STATED PROBLEM -
Return all the entries exactly, keeping pictures out.

Records with drawing code -
_____

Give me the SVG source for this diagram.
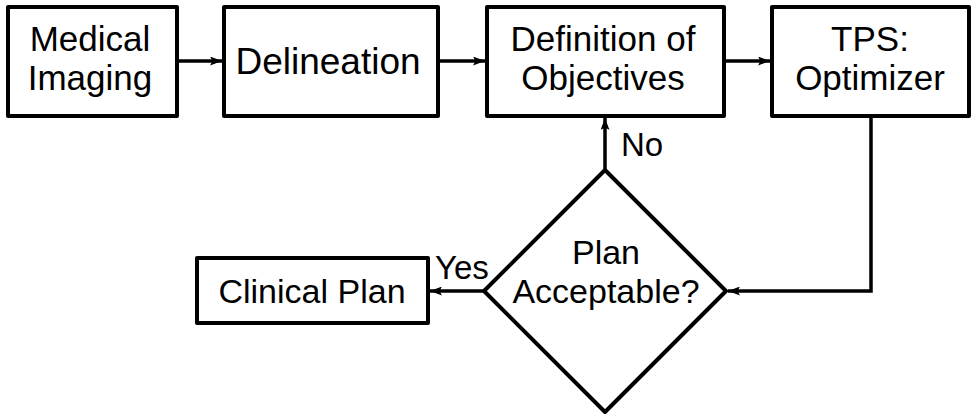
<svg xmlns="http://www.w3.org/2000/svg" width="975" height="418" viewBox="0 0 975 418">
<style>
.box{fill:#fff;stroke:#000;stroke-width:4;stroke-linejoin:round}
.t{font-family:"Liberation Sans",Arial,sans-serif;font-size:35px;fill:#000;text-anchor:middle}
.s{font-size:34px}
.lbl{font-family:"Liberation Sans",Arial,sans-serif;font-size:33px;fill:#000}
.c{fill:none;stroke:#000;stroke-width:3.5}
</style>
<defs>
<marker id="ah" viewBox="0 0 12 9" refX="12" refY="4.5" markerWidth="12" markerHeight="9" markerUnits="userSpaceOnUse" orient="auto">
<path d="M0,0 L12,4.5 L0,9 L2.5,4.5 Z" fill="#000"/>
</marker>
</defs>
<rect width="975" height="418" fill="#fff"/>
<g id="connectors">
<path class="c" d="M177,61 H222" marker-end="url(#ah)"/>
<path class="c" d="M438,61 H485" marker-end="url(#ah)"/>
<path class="c" d="M724,61 H770" marker-end="url(#ah)"/>
<path class="c" d="M871,116 V291 H728" marker-end="url(#ah)"/>
<path class="c" d="M605,170 V118" marker-end="url(#ah)"/>
<path class="c" d="M484,291 H430" marker-end="url(#ah)"/>
<text class="lbl" x="621" y="156">No</text>
<text class="lbl" x="435" y="279">Yes</text>
</g>
<g id="medical-imaging">
<rect class="box" x="8" y="7" width="169" height="109"/>
<text class="t" x="90" y="51">Medical</text>
<text class="t" x="90" y="90">Imaging</text>
</g>
<g id="delineation">
<rect class="box" x="224" y="7" width="214" height="109"/>
<text class="t s" x="328" y="74" style="font-size:37px">Delineation</text>
</g>
<g id="definition">
<rect class="box" x="487" y="7" width="237" height="109"/>
<text class="t" x="603" y="51">Definition of</text>
<text class="t" x="603" y="90">Objectives</text>
</g>
<g id="tps">
<rect class="box" x="772" y="7" width="197" height="109"/>
<text class="t" x="870" y="51">TPS:</text>
<text class="t" x="870" y="90">Optimizer</text>
</g>
<g id="decision">
<path class="box" d="M605,170 L726,291 L605,412 L484,291 Z"/>
<text class="t s" x="606" y="264">Plan</text>
<text class="t s" x="606" y="303">Acceptable?</text>
</g>
<g id="clinical-plan">
<rect class="box" x="197" y="258" width="231" height="65"/>
<text class="t s" x="312" y="303">Clinical Plan</text>
</g>
</svg>
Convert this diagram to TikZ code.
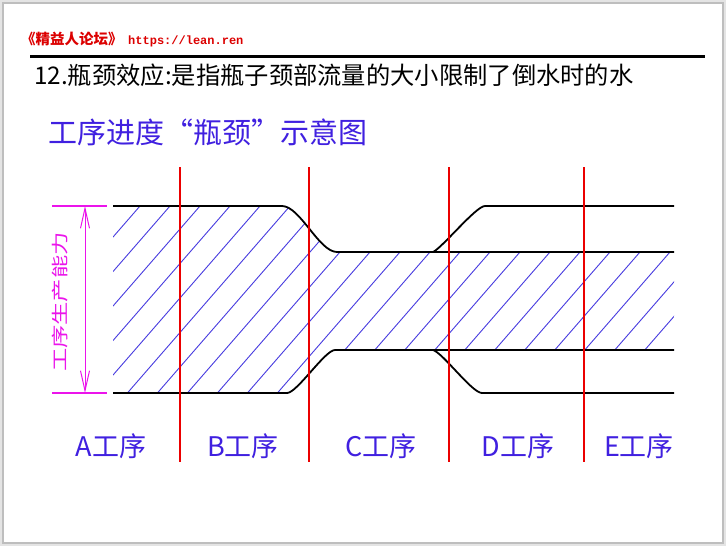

_____

THE RESPONSE -
Give me the SVG source for this diagram.
<svg xmlns="http://www.w3.org/2000/svg" width="975" height="418" viewBox="0 0 975 418">
<style>
.box{fill:#fff;stroke:#000;stroke-width:4;stroke-linejoin:round}
.t{font-family:"Liberation Sans",Arial,sans-serif;font-size:35px;fill:#000;text-anchor:middle}
.s{font-size:34px}
.lbl{font-family:"Liberation Sans",Arial,sans-serif;font-size:33px;fill:#000}
.c{fill:none;stroke:#000;stroke-width:3.5}
</style>
<defs>
<marker id="ah" viewBox="0 0 12 9" refX="12" refY="4.5" markerWidth="12" markerHeight="9" markerUnits="userSpaceOnUse" orient="auto">
<path d="M0,0 L12,4.5 L0,9 L2.5,4.5 Z" fill="#000"/>
</marker>
</defs>
<rect width="975" height="418" fill="#fff"/>
<g id="connectors">
<path class="c" d="M177,61 H222" marker-end="url(#ah)"/>
<path class="c" d="M438,61 H485" marker-end="url(#ah)"/>
<path class="c" d="M724,61 H770" marker-end="url(#ah)"/>
<path class="c" d="M871,116 V291 H728" marker-end="url(#ah)"/>
<path class="c" d="M605,170 V118" marker-end="url(#ah)"/>
<path class="c" d="M484,291 H430" marker-end="url(#ah)"/>
<text class="lbl" x="621" y="156">No</text>
<text class="lbl" x="435" y="279">Yes</text>
</g>
<g id="medical-imaging">
<rect class="box" x="8" y="7" width="169" height="109"/>
<text class="t" x="90" y="51">Medical</text>
<text class="t" x="90" y="90">Imaging</text>
</g>
<g id="delineation">
<rect class="box" x="224" y="7" width="214" height="109"/>
<text class="t s" x="328" y="74" style="font-size:37px">Delineation</text>
</g>
<g id="definition">
<rect class="box" x="487" y="7" width="237" height="109"/>
<text class="t" x="603" y="51">Definition of</text>
<text class="t" x="603" y="90">Objectives</text>
</g>
<g id="tps">
<rect class="box" x="772" y="7" width="197" height="109"/>
<text class="t" x="870" y="51">TPS:</text>
<text class="t" x="870" y="90">Optimizer</text>
</g>
<g id="decision">
<path class="box" d="M605,170 L726,291 L605,412 L484,291 Z"/>
<text class="t s" x="606" y="264">Plan</text>
<text class="t s" x="606" y="303">Acceptable?</text>
</g>
<g id="clinical-plan">
<rect class="box" x="197" y="258" width="231" height="65"/>
<text class="t s" x="312" y="303">Clinical Plan</text>
</g>
</svg>
Convert this diagram to TikZ code.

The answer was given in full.